On a hot Summer day, I came into work on my day off to do something, I can’t remember what-- but I can confirm I was trying to get in and get out as fast as possible. It was a beach day, the bar was dead, no one needed me there. I was running an errand and getting out, fast. That’s what I thought anyway, until I saw Kip (not his real name) sitting in seat 111, with his protruding belly resting on the bar.
Backlit by the sun, he was silhouetted like he was posing for a cruise ship ad. Relaxed and unbothered, he looked up, watching the tv above the bar. Blinking to confirm what was happening before me, I registered Kip’s button-down shirt unbuttoned, gently flapping from the breeze of the oscillating fan, revealing his bare torso. His chest hair, exposed and swaying, like a field of wheat. If wheat were dark brown and curly.
You never know what you’re walking into when you work in a restaurant.
I mouthed what the fuck?! to the bartender on duty. She shrugged and raised her eyebrows. With three beers in her hands, she walked by me to deliver them.
“Hey Kate, it’s a scorcher, isn’t it?” Kip said as I approached the bar. Fanning himself with his straw hat, he smiled at me with closed lips, he looked like a boy despite pushing 70. There’s a perpetual, mysterious glimmer in his eyes at all times. His smiling face was an attempt to quell the visible horror growing on mine. It didn’t work.
The closer I got, the more Kip glistened, like a sweaty fairy. Even when his doctors told him not to, he rode his bike to the bar. Every few weeks he’d come in with a new brace. Back, wrist, sling, boots and neck braces, just to name a few.
“Hey! Button up your shit, Kip! You’re not at the beach, man.”
Irritated at having seen his nipples against my will, I didn’t bother to be polite. He kept smiling and did what he was told, fiddling with each button. The job was time-consuming because one hand was in a brace, and only some of his fingers could bend.
Despite his quirks, I like Kip.
Over the years, I’ve learned a lot about him. He told me he was an athlete once, before seemingly every bone and joint in his body was broken, torn or crushed. He rowed crew, played hockey and lacrosse. He may or may not have run the Boston Marathon once, I don’t know if I believe that story. Money was of no object to Kip. Fortunes were won and lost on the lottery. Slow servers cost him thousands, he said. He’d talk about it for months, blaming you if you were too slow in getting his bets in, I can attest to that. He fished as often as he could before his canoe was stolen. Every night, before he was evicted, he left a little food outside his door for the neighborhood coyotes.
Six months ago, Kip got evicted. Probably for good reasons. Feeding the coyotes was discouraged by management. And Kip loved to prank. I came close to banning him for life for nearly making a woman faint by dropping a fake spider at her feet. I can’t imagine what his neighbors had to endure.
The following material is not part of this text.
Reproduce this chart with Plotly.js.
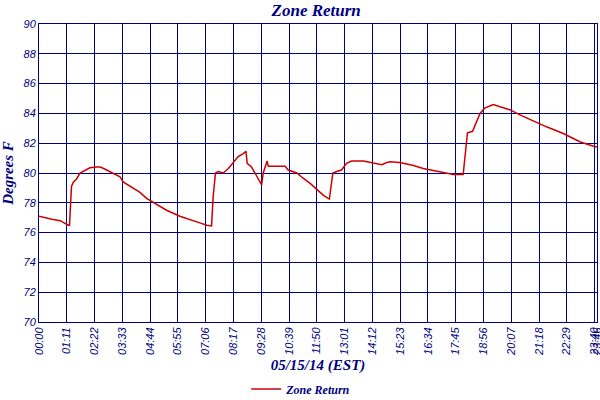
<!DOCTYPE html>
<html>
<head>
<meta charset="utf-8">
<script src="https://cdn.plot.ly/plotly-3.0.1.min.js"></script>
<style>
  html, body { margin: 0; padding: 0; background: #fff; }
  #chart { width: 600px; height: 400px; }
</style>
</head>
<body>
<div id="chart"></div>
<script>
// minutes since midnight, 05/15/14
var minutes = [0, 15, 33, 54, 66, 75, 78, 80, 83, 88, 96, 105, 118, 130, 147, 157,
  173, 189, 207, 215, 240, 258, 275, 291, 309, 326, 360, 386, 411, 429, 441, 445,
  451, 458, 471, 484, 497, 509, 522, 529, 532, 543, 552, 560, 569, 573, 580, 583,
  586, 629, 637, 659, 675, 693, 710, 727, 742, 751, 761, 773, 786, 799, 829, 863,
  876, 889, 897, 922, 957, 982, 1008, 1033, 1059, 1084, 1089, 1095, 1108, 1118,
  1127, 1139, 1161, 1178, 1203, 1229, 1263, 1297, 1340, 1382, 1417, 1426];
var zoneReturn = [77.1, 77.0, 76.9, 76.8, 76.6, 76.5, 76.5, 78.0, 79.1, 79.4, 79.6,
  80.0, 80.2, 80.35, 80.4, 80.4, 80.2, 80.0, 79.75, 79.4, 78.97, 78.7, 78.3, 78.05,
  77.75, 77.5, 77.1, 76.85, 76.65, 76.5, 76.45, 78.4, 80.0, 80.1, 80.0, 80.3, 80.7,
  81.1, 81.3, 81.45, 80.65, 80.4, 80.0, 79.6, 79.2, 80.0, 80.65, 80.8, 80.45, 80.45,
  80.2, 80.0, 79.65, 79.3, 78.9, 78.5, 78.25, 80.0, 80.1, 80.2, 80.65, 80.8, 80.8,
  80.65, 80.55, 80.7, 80.75, 80.7, 80.5, 80.3, 80.15, 80.0, 79.9, 79.9, 81.1, 82.7,
  82.8, 83.45, 84.0, 84.35, 84.6, 84.45, 84.25, 83.9, 83.5, 83.1, 82.65, 82.1, 81.8,
  81.75];

var tickMinutes = [0, 71, 142, 213, 284, 355, 426, 497, 568, 639, 710, 781, 852,
  923, 994, 1065, 1136, 1207, 1278, 1349, 1420, 1426];
var tickLabels = ["00:00", "01:11", "02:22", "03:33", "04:44", "05:55", "07:06",
  "08:17", "09:28", "10:39", "11:50", "13:01", "14:12", "15:23", "16:34", "17:45",
  "18:56", "20:07", "21:18", "22:29", "23:40", "23:46"];

var navy = "#000080";
var serif = {family: "Liberation Serif, DejaVu Serif, serif", color: navy, style: "italic", weight: "bold"};
var sans = {family: "Liberation Sans, Arial, sans-serif", color: navy, style: "italic", size: 11};

var trace = {
  x: minutes,
  y: zoneReturn,
  type: "scatter",
  mode: "lines",
  name: "Zone Return",
  line: {color: "#cc0000", width: 1.5}
};

var layout = {
  width: 600,
  height: 400,
  margin: {l: 39, r: 3, t: 24, b: 78, autoexpand: false},
  paper_bgcolor: "#fff",
  plot_bgcolor: "#fff",
  title: {text: "Zone Return", font: Object.assign({size: 17}, serif), x: 0.527, xanchor: "center", y: 0.975, yanchor: "middle"},
  xaxis: {
    range: [0, 1426],
    tickvals: tickMinutes,
    ticktext: tickLabels,
    tickangle: -90,
    tickfont: sans,
    ticklabeloverflow: "allow",
    automargin: false,
    showgrid: true,
    gridcolor: navy,
    gridwidth: 1,
    showline: true,
    linecolor: navy,
    linewidth: 1,
    mirror: true,
    ticks: "",
    zeroline: false,
    title: {text: "05/15/14 (EST)", font: Object.assign({size: 15}, serif), standoff: 4}
  },
  yaxis: {
    range: [70, 90],
    dtick: 2,
    tickfont: sans,
    automargin: false,
    showgrid: true,
    gridcolor: navy,
    gridwidth: 1,
    showline: true,
    linecolor: navy,
    linewidth: 1,
    mirror: true,
    ticks: "",
    zeroline: false,
    title: {text: "Degrees F", font: Object.assign({size: 15}, serif), standoff: 6}
  },
  showlegend: true,
  legend: {
    orientation: "h",
    x: 0.47,
    xanchor: "center",
    y: -0.225,
    yanchor: "middle",
    font: Object.assign({size: 12}, serif)
  }
};

Plotly.newPlot("chart", [trace], layout, {displayModeBar: false, staticPlot: true});
</script>
</body>
</html>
There were the rubber rats he placed on the bar behind my fruit tray that he jostled with fishing line. Feathers, a small turtle shell and a few bones were pulled out of his pocket one afternoon, next to a couple deciding what to have for lunch.
Even after all this, I couldn’t kick him out. Looking back, I probably should have. But I worried about him. I wondered where he went home to. And he was kind, and appreciated kindness in return.
One day, in the Fall, he told us he was looking for a new place to live. Then we stopped seeing him around the bar. We didn’t see him riding his bike while wearing a neck brace on Route 28, either.
Then he was gone.
They say, “You have to know someone.” And It’s true. That’s how I found a place to rent.
Options for a new place to live are sparce for a working-class, or low-income, single person. Especially with bad referrals. Apartments don’t stay vacant long. A newly constructed apartment building in Falmouth with 40 units received over 900 applications. The 860 who didn’t get the apartments are now on the waiting list. And where can they go while they wait? Kip doesn’t strike me as a guy who has many friends to call.
The nearest homeless shelter is in Hyannis, 20 miles away.
“You look at cold nights differently, I’ll tell you that much,”
I called someone who knows more than me and asked her what happens to people on housing waitlists. There are different lists for each group offering housing, she said. The state, town housing authority, etc. Then, she said, those lists turn into more lists, for the elderly, for families, for low-income, on and on and on.
“And none of them talk to each other. People sit on multiple lists for years.” She used the word convoluted twice in the span of a moment when describing the process to me.
“So, what do they do?” I asked. “Where do they go while they’re waiting?”
“They couch surf or stay with relatives. Some people live in their cars for a while” She paused and said, “A lot move over the bridge.”
The woman on the phone sighed and said “Yeah, I’ll never sleep the same through storm.”
It’s not fair of me to assume the worst for Kip. He could be living in a better apartment in a different town and maybe he got a job. Maybe he’s with his family or on a tropical island scaring another bartender with fake rats and spiders. Maybe he hit the lottery and bought robotic limbs so he can ride his bike with no pain. Wherever Kip ended up, I hope he knows we all worried about him when we didn’t see him anymore. We cared.